Is there some level of dimensionality where BO starts to fail?

question posed by @BRSutherland that I thought warranted surfacing here

Is there some level of dimensionality where BO starts to fail? If data regime stays small and dimensionality continues to increase, at some point there are no optimization algorithms that will work efficiently and you should redesign your campaign.

My response:

As you pointed out, curse of dimensionality is a general problem, not something specific to BO. My perhaps dissatisfying answer is that I recommend choosing a model that tends to not overfit in high dimensions. As a recent example, there is a project optimizing a chemical reaction. There are four ingredients, one processing parameter (time), and one output. I jumped in recently to support, and they’ve collected ~40 datapoints so far. For this specific dataset, if I choose a model that tends not to overfit, the next batch of suggestions does a better job at exploring the boundaries of the space which were largely unexplored in the original 40 datapoints. An alternative would be to simply run quasi-random search to get the same behavior, but the former is likely to be more sample-efficient.

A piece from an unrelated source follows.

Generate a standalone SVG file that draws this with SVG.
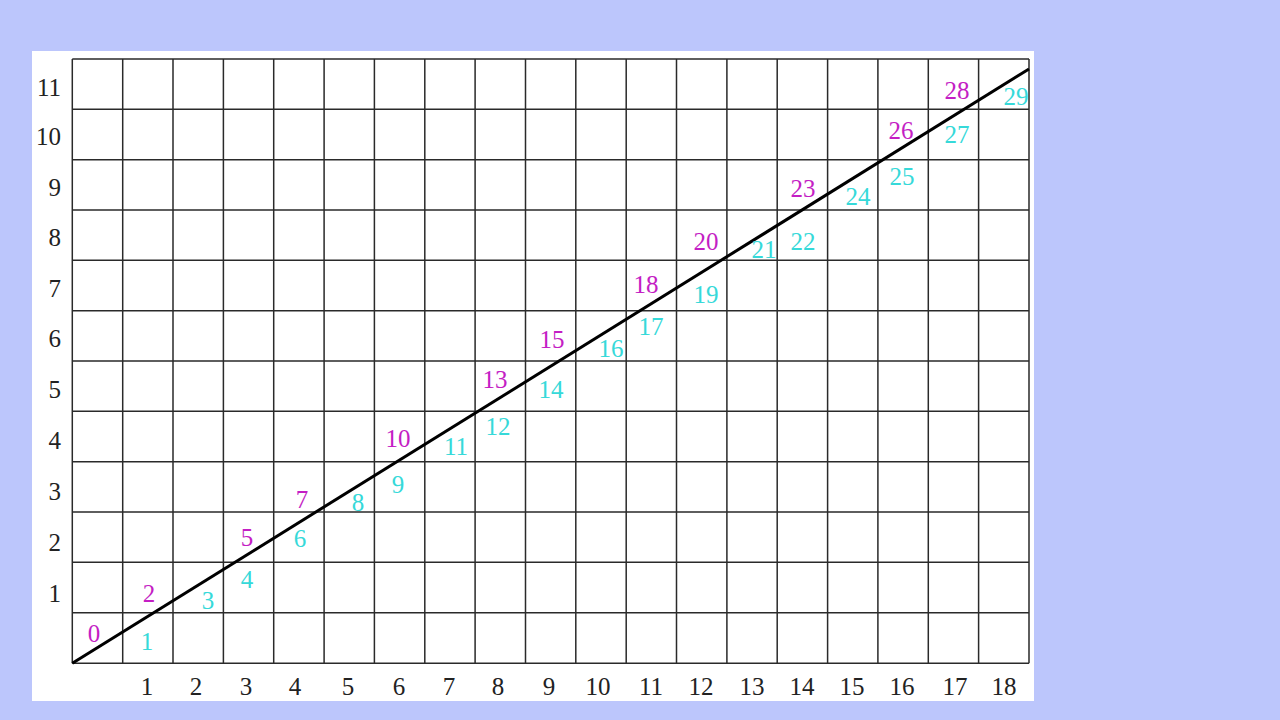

The rule of thumb is up to a couple dozen parameters, but there are cases where for problems with certain behavior (especially when only a subset of parameters truly matter), it’s been shown to do OK with a hundred or hundreds of dimensions. For example https://arxiv.org/pdf/2103.00349.

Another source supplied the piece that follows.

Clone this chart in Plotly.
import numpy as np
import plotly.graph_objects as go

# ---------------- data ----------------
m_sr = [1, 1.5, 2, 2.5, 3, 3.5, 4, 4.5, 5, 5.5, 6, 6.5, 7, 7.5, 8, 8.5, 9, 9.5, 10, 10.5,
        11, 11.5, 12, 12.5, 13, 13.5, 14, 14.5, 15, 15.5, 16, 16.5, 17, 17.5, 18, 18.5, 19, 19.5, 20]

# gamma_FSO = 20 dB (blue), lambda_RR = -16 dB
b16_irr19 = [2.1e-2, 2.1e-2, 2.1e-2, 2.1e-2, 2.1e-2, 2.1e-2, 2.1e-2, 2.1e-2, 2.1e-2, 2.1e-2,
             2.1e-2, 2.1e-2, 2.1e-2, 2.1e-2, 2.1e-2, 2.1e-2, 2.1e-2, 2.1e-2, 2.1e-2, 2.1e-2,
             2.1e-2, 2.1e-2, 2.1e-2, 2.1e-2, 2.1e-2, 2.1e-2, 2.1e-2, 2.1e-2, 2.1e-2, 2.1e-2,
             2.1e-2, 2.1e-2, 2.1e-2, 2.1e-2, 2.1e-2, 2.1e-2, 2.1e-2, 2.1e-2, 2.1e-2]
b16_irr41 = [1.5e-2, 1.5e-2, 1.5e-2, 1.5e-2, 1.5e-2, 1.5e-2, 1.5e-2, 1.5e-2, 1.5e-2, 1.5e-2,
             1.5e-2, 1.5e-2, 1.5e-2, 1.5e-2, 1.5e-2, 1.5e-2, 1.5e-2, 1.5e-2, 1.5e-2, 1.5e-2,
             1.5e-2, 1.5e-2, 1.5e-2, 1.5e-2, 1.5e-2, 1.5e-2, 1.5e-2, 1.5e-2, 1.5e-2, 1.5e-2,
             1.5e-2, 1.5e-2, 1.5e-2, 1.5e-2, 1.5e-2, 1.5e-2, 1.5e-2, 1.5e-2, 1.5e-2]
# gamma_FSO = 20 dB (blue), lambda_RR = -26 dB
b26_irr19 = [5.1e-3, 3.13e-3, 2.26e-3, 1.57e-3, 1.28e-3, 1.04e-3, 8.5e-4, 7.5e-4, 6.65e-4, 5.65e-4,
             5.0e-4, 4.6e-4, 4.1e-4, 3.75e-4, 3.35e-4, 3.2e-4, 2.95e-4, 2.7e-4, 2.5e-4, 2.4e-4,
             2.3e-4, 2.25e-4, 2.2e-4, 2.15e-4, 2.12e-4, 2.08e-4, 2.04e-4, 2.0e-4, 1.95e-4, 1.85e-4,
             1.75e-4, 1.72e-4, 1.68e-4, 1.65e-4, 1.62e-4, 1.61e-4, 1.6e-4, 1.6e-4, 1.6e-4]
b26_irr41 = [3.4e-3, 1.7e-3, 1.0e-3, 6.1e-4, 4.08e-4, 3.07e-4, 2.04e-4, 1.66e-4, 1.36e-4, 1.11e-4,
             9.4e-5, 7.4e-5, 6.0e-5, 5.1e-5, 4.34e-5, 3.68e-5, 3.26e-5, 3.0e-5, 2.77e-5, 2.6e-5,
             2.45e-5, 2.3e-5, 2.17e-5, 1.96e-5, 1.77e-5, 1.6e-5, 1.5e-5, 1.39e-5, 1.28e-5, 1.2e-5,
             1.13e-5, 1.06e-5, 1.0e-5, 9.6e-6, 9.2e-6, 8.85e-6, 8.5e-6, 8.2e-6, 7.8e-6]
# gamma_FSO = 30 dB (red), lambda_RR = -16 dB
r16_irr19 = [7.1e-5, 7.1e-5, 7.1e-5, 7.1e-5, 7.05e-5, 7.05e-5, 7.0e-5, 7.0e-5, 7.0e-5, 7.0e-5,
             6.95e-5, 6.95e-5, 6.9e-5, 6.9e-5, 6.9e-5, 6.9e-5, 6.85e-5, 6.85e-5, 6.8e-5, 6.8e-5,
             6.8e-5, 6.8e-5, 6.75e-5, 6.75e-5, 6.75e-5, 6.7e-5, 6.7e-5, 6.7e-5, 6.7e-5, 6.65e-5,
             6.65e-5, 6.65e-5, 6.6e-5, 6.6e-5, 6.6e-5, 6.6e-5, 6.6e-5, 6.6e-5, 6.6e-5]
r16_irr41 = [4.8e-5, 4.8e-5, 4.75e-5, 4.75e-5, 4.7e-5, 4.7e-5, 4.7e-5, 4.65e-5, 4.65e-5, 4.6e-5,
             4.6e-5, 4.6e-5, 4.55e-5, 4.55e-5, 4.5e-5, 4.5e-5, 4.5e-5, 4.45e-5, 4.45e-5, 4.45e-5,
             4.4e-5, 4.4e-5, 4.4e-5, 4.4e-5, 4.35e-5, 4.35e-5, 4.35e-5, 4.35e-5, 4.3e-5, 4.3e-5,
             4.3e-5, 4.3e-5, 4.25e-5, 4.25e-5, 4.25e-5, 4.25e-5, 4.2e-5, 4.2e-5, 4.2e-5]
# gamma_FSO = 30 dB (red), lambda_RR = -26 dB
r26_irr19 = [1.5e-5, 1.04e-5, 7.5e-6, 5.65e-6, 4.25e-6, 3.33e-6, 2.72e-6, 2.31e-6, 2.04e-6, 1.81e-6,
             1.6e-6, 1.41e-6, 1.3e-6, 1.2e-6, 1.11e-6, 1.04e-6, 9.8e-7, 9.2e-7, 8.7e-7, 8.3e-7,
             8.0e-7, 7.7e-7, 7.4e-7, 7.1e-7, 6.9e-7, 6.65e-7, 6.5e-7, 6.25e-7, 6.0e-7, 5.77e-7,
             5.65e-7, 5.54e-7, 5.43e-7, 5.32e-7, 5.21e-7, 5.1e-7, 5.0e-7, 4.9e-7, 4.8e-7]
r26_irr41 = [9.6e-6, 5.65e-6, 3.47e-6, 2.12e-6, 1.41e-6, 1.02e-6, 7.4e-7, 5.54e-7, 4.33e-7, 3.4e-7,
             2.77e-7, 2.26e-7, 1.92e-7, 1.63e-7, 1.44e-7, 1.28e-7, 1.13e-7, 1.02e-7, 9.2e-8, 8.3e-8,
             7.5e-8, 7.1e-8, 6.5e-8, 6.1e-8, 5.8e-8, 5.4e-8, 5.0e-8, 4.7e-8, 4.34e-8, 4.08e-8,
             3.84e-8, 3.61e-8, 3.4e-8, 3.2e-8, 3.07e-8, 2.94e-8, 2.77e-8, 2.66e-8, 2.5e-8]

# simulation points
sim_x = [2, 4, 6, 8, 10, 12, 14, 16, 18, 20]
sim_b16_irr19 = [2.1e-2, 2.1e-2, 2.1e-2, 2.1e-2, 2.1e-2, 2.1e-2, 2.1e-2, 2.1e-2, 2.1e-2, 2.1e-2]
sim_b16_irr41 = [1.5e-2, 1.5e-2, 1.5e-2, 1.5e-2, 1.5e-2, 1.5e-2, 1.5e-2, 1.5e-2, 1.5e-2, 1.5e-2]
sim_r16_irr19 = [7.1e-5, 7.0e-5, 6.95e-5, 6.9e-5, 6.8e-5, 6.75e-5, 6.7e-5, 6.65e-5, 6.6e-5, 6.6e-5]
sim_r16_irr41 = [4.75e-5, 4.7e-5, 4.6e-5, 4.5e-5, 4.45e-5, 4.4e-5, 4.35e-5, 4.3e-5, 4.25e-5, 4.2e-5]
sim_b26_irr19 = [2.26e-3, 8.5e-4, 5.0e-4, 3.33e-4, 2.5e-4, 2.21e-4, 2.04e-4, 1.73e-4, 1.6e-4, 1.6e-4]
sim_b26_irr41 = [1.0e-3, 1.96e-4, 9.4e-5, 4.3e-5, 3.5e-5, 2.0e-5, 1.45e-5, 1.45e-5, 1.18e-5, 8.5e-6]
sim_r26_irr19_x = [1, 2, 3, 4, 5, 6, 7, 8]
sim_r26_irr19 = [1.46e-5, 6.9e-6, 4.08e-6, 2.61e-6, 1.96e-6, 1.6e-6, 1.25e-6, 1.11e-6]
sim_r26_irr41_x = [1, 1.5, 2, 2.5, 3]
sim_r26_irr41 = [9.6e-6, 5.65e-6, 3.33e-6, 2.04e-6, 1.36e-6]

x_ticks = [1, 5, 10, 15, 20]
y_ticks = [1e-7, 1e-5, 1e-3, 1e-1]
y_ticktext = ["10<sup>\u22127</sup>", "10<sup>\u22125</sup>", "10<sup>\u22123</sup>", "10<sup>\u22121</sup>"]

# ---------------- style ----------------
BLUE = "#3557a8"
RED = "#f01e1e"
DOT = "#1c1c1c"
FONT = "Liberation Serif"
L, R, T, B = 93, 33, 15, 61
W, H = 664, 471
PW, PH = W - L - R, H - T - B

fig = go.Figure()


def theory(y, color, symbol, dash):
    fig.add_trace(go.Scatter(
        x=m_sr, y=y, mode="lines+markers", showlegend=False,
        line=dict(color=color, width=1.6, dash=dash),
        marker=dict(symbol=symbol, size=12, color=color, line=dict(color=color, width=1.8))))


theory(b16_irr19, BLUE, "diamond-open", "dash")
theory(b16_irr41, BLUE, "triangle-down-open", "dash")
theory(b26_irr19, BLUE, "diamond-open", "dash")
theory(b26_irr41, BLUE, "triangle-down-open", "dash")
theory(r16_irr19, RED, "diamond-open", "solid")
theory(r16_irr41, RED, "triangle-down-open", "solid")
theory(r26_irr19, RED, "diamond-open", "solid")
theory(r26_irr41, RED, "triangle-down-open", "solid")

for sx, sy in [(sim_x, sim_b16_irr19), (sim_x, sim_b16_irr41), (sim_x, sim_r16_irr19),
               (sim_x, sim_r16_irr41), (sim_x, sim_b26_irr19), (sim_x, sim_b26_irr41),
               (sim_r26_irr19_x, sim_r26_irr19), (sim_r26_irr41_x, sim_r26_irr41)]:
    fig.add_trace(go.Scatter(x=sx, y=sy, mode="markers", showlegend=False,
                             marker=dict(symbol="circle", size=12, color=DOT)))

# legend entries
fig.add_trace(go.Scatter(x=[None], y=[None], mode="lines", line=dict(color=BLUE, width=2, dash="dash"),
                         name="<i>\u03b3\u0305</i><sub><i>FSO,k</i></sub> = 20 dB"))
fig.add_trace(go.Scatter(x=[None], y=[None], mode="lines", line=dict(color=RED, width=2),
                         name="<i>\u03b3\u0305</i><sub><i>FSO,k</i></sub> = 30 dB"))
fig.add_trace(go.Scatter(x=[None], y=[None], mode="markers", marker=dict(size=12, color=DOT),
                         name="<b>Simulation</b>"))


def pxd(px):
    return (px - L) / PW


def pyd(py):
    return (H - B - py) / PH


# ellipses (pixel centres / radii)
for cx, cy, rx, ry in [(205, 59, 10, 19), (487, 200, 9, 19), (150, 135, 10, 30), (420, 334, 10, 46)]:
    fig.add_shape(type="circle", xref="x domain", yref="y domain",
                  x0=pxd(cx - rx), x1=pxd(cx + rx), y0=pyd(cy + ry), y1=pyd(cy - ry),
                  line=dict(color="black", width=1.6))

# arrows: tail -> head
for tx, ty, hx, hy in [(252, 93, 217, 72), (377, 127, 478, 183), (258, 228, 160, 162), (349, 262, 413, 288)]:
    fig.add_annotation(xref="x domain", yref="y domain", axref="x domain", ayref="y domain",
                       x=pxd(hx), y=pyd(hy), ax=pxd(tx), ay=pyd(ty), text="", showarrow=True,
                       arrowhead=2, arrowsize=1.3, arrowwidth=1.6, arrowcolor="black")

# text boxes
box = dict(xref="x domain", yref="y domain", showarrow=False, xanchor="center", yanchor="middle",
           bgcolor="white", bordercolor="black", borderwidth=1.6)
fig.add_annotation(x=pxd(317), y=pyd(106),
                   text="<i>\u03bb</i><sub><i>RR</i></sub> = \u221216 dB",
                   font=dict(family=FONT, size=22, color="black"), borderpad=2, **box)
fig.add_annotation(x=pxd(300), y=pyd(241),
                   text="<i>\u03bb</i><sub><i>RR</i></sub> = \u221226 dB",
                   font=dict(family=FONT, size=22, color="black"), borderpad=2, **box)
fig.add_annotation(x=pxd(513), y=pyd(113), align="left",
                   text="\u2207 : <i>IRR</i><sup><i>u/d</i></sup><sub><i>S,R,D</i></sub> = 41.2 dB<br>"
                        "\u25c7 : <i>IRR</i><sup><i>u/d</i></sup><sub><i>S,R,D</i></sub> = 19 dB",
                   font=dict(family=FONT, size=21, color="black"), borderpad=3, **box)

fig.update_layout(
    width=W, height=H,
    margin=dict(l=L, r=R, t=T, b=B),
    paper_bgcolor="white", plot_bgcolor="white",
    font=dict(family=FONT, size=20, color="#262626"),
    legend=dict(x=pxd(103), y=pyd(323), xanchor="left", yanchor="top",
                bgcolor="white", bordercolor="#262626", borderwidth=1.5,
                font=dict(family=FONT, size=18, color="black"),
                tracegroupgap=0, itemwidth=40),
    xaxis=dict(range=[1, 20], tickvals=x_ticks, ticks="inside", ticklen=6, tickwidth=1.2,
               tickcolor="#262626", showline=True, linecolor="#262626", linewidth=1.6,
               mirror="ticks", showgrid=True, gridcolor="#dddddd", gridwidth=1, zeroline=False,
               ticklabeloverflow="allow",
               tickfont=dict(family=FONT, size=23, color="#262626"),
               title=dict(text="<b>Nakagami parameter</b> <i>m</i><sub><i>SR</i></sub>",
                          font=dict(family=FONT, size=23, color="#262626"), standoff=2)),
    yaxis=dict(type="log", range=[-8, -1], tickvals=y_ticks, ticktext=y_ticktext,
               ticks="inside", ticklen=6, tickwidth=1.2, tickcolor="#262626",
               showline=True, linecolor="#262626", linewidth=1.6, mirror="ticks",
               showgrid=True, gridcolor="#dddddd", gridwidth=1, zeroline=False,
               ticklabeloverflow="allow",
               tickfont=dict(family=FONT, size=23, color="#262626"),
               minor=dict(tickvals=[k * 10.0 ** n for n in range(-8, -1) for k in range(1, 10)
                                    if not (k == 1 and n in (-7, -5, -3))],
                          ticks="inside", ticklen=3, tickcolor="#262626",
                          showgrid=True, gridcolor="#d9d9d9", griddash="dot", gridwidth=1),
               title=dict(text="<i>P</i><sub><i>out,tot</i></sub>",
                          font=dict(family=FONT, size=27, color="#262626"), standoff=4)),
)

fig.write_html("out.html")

Pulling a quote from someone at fb 4 years ago:

128 hyperparameters is a lot – way more than our standard GPEI algorithm can handle comfortably

Within aluminum alloys, there are ~23 unique periodic elements represented in common mixtures. Would it make sense to expand the search space to all non-radioactive materials? Probably not. Could a high-dimensional algorithm quickly determine that those other elements aren’t relevant? Maybe. Would that be a moot point because many of those configurations wouldn’t be synthesizable or measurable? (i.e., unable to get to point of running a tensile test). Probably.

However, I would lean away from restricting it to be lower than those 23 periodic elements, and instead focusing on finding suitable lower and upper bounds for them and honing in on things like processing conditions and purity. Likewise, I would spend the extra computation on “fully Bayesian” models and more computationally expensive models like SAASBO (I would rather wait a couple hours for an algorithm to suggest a higher quality experiment prior to running something in the lab – experiments carry a lot of hidden costs compared with running an algorithm).